On Tuesday, I was given the opportunity to have a really good cathartic whinge on Melbourne radio and I almost took it. The announcement of an increase in public transport fares prompted 774ABC radio host Mark Holden to ask for examples of what’s gotten cheaper.

The obvious answer is milk, of course! So I rang in and said consumers were getting a great deal on milk, which is at 1992 prices. He wanted to know whether farmers are doing it tough as a result. Now the answer to that question is complex and I wasn’t going to try to explain it all in five seconds so I said that, yes, one in three dairy farmers had left the land since deregulation but that Australians are among the world’s most efficient dairy farmers and that allowed us to deliver low prices. Now that’s a strange message, isn’t it?
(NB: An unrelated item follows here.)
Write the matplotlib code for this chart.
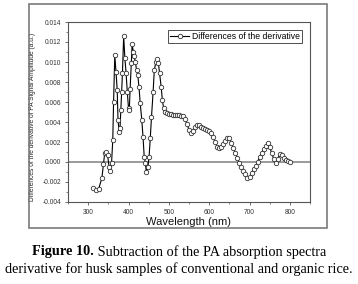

It means that instead of whingeing about low prices, we can be incredibly proud of being able to deliver them. Most importantly, we can be incredibly proud of the shape we’re in: we haven’t succumbed to a factory farming model.

  • 98 per cent of Australian dairy farms are family farms rather than corporations
  • The average herd size is 220 (small enough to know every cow)
  • Our cows enjoy “cowness”, as Tammi Jonas would put it, free to roam the paddocks

In other words, our farming practices have become more and more professional without compromising the ethics that guide all the farming families I know: love of animals, love of land. We have a great story to tell and we should shout it from the rooftops!

The whingeing farmer

Farmers are infamous for never being happy with the weather. For years, we’ve been battling awful conditions – unreliable or non-existent autumn breaks, short springs and searing summers. The one blessing has been warmer and therefore more productive than normal winters.

This year, though, has been one out of the box. The landscape remained a verdant green right through summer and, with a precious bank of water in the soil, I took the opportunity to convert plenty of pastures from annual to perennials and when the “whole hog”, fully cultivating beautiful seed beds.

My gamble may still pay off but right now, the strategy has come back to bite me. The sun refuses to shine, the rain continues and that bank of soil moisture has been continually topped up to the point that very little of the new pasture is trafficable at a time when it desperately needs fertiliser and a trim. We may not be able to let the cows into some paddocks until spring.

So, as I type this post on a cold, wet, sunless day, I’m afraid I live up to the stereotype of the whinger. I have a good excuse but no good reason –  exposed to commodity price cycles, currency fluctuations, all the normal business hazards and mother nature herself, farming is innately a risky business but still we choose it as a way of life. After all, an affinity with mother nature is what binds us to it.